Heading into a more art-conscious future?

Is that a sculpture? A fountain? Giant globes of steel floating in the air? If you’ve had a similar reaction while travelling on the AIIMS flyover in Delhi, it’s time to meet 41-year-old Vibhor Sogani, the man behind the mystery.

art and culture Updated: Feb 07, 2011 12:23 IST
Pranav Dixit

Is that a sculpture? A fountain? Giant globes of steel floating in the air? If you’ve had a similar reaction while travelling on the AIIMS flyover in Delhi, it’s time to meet 41-year-old Vibhor Sogani, the man behind the mystery. For the better part of the past two decades, Sogani has been dabbling in installation art, catering mostly to private clients. Sprouts is his first public work, spread across the six acres of greens between the AIIMS flyovers in Delhi.

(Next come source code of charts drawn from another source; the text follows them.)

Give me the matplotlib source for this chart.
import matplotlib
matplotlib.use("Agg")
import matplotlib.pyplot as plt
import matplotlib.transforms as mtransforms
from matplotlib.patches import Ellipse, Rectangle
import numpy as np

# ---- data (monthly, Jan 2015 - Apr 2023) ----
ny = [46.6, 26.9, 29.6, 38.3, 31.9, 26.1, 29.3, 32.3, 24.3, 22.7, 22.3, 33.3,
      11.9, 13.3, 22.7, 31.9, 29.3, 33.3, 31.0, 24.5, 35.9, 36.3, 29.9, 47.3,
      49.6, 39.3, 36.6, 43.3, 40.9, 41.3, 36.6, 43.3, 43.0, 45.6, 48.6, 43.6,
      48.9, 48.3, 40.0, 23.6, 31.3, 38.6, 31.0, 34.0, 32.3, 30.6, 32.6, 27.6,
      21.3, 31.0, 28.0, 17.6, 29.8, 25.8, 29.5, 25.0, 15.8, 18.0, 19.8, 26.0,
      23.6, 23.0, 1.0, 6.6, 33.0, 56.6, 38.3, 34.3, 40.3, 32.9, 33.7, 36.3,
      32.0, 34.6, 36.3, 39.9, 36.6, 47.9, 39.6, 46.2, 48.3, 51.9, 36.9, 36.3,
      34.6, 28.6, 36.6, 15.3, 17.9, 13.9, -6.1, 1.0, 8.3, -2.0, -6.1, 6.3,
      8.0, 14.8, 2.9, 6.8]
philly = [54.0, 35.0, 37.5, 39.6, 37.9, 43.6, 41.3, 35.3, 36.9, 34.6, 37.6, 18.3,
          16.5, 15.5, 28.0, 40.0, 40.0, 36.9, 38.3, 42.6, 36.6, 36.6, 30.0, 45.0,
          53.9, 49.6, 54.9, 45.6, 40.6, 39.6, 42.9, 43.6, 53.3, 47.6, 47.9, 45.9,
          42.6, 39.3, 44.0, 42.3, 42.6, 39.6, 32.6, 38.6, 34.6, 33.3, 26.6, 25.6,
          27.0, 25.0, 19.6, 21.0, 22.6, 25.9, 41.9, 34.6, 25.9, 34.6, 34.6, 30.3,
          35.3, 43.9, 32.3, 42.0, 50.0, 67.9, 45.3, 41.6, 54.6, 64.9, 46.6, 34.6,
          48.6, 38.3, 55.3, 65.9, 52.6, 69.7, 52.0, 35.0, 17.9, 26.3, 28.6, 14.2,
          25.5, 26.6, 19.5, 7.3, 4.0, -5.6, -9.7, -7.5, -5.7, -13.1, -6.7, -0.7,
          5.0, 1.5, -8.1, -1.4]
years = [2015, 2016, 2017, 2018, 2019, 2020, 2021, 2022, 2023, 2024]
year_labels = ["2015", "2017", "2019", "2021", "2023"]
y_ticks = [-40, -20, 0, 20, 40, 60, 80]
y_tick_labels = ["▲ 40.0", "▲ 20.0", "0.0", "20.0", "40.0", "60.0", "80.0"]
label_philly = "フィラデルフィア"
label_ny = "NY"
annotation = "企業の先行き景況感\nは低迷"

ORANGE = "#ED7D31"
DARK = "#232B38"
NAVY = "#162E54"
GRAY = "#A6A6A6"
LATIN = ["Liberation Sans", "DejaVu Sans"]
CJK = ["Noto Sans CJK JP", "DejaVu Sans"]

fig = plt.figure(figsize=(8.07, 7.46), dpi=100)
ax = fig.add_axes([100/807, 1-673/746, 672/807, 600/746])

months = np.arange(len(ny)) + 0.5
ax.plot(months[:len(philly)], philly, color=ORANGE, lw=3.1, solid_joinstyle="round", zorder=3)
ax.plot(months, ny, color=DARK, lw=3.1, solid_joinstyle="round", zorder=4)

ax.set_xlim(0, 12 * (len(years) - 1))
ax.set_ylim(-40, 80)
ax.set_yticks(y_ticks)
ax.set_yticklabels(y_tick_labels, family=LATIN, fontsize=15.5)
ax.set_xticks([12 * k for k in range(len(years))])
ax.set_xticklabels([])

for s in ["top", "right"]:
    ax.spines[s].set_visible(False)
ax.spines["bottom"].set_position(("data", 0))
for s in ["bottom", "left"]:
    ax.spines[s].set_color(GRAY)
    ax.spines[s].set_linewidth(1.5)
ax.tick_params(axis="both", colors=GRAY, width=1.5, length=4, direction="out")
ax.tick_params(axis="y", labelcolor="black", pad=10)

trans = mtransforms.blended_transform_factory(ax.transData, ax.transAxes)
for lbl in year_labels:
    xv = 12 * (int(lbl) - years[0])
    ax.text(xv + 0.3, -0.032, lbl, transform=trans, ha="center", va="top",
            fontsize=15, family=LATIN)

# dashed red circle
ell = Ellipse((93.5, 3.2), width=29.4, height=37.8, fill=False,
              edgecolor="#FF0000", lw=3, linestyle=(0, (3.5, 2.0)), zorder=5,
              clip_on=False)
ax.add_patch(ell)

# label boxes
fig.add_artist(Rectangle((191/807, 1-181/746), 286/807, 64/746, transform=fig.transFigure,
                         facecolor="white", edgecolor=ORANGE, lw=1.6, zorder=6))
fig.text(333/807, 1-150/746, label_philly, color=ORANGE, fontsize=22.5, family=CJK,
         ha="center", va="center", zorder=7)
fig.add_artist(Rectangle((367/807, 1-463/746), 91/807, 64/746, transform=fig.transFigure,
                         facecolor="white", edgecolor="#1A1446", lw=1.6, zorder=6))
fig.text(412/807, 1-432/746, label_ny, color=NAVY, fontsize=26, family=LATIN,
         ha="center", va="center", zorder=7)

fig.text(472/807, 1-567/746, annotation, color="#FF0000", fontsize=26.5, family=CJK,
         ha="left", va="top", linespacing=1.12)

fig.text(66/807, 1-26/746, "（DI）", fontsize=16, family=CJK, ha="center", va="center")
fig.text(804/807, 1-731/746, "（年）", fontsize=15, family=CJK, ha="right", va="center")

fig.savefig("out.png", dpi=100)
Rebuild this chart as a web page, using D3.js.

It has received mixed reactions.

“We’ve never really had a culture of public installations in India,” Sogani says, as we settle down at a table at Spectra, the bustling restaurant at the Leela Kempinski hotel in Gurgaon. “So naturally, a lot of people were bewildered.” Over roast potatoes, Greek salad, pasta with Parmesan and some delicious sushi, Sogani defends his installation, and talks about why he believes we are on the threshold of an art boom.

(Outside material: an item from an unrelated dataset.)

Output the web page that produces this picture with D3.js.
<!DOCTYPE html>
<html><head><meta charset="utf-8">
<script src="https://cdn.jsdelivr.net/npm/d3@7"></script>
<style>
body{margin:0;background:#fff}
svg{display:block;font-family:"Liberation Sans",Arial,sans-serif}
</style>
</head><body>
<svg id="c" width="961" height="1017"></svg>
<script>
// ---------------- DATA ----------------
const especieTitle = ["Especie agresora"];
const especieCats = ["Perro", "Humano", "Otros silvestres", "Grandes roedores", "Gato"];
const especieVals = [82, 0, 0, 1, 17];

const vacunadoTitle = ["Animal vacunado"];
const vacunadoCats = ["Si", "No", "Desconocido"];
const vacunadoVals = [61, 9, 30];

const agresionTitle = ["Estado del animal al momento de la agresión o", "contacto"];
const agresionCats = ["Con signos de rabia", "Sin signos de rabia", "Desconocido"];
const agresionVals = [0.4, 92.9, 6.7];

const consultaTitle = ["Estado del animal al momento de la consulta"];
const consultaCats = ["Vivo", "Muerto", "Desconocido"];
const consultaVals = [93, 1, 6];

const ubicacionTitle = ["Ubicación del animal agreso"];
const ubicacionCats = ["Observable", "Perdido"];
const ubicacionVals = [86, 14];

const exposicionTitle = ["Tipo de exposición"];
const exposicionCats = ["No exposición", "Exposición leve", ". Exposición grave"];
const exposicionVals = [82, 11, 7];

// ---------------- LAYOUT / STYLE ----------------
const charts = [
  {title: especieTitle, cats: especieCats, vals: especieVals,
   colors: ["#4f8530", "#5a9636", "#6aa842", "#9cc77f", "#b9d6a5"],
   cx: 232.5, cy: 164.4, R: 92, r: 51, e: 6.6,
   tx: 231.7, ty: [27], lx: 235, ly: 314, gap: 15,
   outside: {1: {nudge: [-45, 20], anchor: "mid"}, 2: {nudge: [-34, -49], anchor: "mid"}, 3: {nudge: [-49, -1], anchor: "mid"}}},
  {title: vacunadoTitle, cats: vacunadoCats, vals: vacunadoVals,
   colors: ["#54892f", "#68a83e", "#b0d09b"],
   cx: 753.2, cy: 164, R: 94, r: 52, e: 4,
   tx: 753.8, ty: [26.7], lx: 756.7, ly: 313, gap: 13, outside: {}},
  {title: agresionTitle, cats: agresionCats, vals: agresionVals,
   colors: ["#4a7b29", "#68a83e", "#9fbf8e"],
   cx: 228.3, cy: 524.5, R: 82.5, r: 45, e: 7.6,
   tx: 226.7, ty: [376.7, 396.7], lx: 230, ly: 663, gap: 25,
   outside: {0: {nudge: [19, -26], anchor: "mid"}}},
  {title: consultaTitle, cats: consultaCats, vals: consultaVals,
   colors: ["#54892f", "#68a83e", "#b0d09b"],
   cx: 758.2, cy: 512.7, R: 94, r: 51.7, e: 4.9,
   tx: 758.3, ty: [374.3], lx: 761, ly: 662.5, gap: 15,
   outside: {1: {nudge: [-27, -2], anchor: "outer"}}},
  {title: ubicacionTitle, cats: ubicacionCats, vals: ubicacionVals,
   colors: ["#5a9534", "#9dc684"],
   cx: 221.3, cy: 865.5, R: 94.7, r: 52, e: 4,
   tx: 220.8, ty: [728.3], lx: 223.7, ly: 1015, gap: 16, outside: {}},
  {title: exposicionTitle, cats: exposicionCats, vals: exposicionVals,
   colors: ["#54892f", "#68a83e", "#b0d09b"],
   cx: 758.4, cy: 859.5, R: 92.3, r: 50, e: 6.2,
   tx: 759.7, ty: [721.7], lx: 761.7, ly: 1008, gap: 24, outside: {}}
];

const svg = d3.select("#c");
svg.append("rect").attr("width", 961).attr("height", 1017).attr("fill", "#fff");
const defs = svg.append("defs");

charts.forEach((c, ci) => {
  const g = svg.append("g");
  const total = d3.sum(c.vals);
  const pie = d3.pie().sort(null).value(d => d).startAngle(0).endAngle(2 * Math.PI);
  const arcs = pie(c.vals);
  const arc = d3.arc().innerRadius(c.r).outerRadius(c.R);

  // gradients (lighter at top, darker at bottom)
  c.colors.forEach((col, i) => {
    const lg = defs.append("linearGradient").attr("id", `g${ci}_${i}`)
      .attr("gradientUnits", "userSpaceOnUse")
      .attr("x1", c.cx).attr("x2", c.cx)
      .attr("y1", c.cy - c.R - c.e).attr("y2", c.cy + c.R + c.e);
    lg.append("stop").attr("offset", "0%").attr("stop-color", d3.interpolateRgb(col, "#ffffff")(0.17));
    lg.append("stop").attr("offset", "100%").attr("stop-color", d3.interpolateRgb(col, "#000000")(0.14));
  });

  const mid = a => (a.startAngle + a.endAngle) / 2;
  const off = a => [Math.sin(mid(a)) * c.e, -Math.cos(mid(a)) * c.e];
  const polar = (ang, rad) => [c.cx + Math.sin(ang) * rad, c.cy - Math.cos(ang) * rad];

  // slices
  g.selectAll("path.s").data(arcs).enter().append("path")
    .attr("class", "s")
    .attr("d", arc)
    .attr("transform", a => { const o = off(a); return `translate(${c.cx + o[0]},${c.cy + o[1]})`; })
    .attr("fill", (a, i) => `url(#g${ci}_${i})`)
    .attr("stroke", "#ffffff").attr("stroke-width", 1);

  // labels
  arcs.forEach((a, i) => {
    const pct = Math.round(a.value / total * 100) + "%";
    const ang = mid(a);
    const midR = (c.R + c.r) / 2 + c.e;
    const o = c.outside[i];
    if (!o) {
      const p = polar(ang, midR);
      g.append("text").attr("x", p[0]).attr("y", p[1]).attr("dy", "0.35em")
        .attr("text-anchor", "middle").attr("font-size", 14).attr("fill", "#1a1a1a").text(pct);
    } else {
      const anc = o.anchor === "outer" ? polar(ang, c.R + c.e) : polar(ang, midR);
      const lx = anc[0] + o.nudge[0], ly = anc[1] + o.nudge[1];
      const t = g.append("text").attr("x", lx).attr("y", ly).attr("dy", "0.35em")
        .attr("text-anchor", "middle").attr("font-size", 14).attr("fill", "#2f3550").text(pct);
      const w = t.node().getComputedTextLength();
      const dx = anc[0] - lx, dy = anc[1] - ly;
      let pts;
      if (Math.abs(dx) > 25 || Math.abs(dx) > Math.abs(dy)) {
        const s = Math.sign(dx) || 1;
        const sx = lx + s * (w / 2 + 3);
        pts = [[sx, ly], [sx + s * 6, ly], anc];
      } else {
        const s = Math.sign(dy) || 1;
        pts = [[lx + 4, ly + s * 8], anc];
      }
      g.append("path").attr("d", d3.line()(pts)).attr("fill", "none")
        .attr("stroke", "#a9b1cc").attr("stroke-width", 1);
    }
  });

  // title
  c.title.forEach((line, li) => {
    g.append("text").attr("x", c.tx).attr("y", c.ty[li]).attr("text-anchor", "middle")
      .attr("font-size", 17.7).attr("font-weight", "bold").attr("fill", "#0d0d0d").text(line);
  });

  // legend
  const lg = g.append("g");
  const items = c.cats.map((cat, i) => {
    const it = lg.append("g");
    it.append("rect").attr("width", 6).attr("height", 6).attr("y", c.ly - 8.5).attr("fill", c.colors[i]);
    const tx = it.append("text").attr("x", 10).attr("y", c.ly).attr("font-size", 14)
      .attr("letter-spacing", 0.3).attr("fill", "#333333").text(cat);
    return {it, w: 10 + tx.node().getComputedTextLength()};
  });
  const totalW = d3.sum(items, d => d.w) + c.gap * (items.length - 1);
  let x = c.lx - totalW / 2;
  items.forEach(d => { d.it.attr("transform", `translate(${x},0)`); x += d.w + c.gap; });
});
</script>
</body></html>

The India Art Summit that concluded last month in Delhi got a massive response. Does that mean that art is finally reaching the masses?
Yes, I definitely think more people are getting interested in art. This has been happening for a while, but the Art Summit did a great job of showcasing a lot of artwork in various formats. The kind of exposure that the general audience got was fantastic! Never before has it happened in our country. However, I still don’t think that art has percolated to the masses. It’s still a very select audience, but since we have a huge population, that number itself is very large.

Last year, 40,000 people attended the Art Summit. This year, the number was 1,28,000. That’s drastic!
Of course. I’m not denying that people living in the metros are becoming interested in art. But the masses? A majority of them live in small towns and rural areas. So it will be a while before this kind of thing reaches them. What struck me this time was the number of students and youngsters who attended the summit! Such an incredible amount of exposure at such a young age is going to change the way they look at art forever.

Vibhor SoganiHow does public installation art, like the kind you do, bring art closer to the general public?

This is an issue I deal with all the time. My work doesn’t hang in private galleries like most artwork where only connoisseurs go to see it. So I have a responsibility. I may love my style but does that mean I’m entitled to put it up in a public space? The other issue is about how to make people engage with it. In a public space, we need to engage everyone from a five-year-old child to an 85-year-old man. Everyone is a target audience. India has a lot of public installations like statues and sculptures, but most of them go unnoticed because we don’t think of them as ‘art’. Why? Because they fail to engage.

Sprouts, your 40-foot-high stainless steel installation, is spread between the flyovers at the AIIMS crossing in Delhi. How does that engage people?
Oh, but I see all generations of people engaging with Sprouts today! Children run up to the structures to catch their reflections in the steel balls. Menwhopause, the rock band, did a shoot there. And I’ve seen Sprouts in TV commercials, print ads, newspaper stories, even movies! Here’s a story I just heard. A French couple used to commute on that route every day to drop their children to school. They used to make up stories about the sprouts for the kids and now, they have published those in a comic book format! So people do engage, you see.

But it did get mixed reactions…
There is a misconception that taxpayers’ money has been used to build Sprouts. That is not true. The project was funded entirely by Jindal Stainless. Also, for the first three months, the steel balls were covered in bubble wrap, which melted in the heat and stuck to them. The public was outraged. It did look quite ugly, I agree.

But even now, I bet many people driving on the AIIMS flyovers do a double take when they see Sprouts and go, “What are those weird things?”
You can’t please everyone. At least it has got people talking about public installations. That’s fantastic. I mean, who knew the term even a couple of years back? As long as it is not ignored, it is good. Being ignored is worse than getting a negative reaction. Even Anish Kapoor’s installations in London generated a lot of negative reactions.

That’s true. He’s become popular in India, though!
Yes, he is the biggest installation artist today. He comes from the other extreme because his work is as big and monumental as it can get and here, we have just about begun exploring this kind of art. Also, his visit and exhibition right before the Art Summit were beautifully timed. He really generated some buzz.

So people do want more art…
Absolutely! In fact, I’m working on another installation called Spiral which will hang in a commercial complex in Mumbai in the next few years. The sheer fact that even corporates and builders are investing money in this kind of thing is exciting. Is that another sign that art is coming to the masses? Yes. Most certainly.

The sprouts story
There’s a story behind these giant steel balls sprinkled across the greens near the AIIMS flyovers in Delhi. “We wanted to make a statement about India,” says Sogani. “The Commonwealth Games were coming up, the cityscape was changing and everyone wanted to make the city look good. Sprouts is symbolic of the feeling that India is rising. Sixty years of Independence is nothing in a nation’s age. We are a nascent nation. So we’re still sprouting.”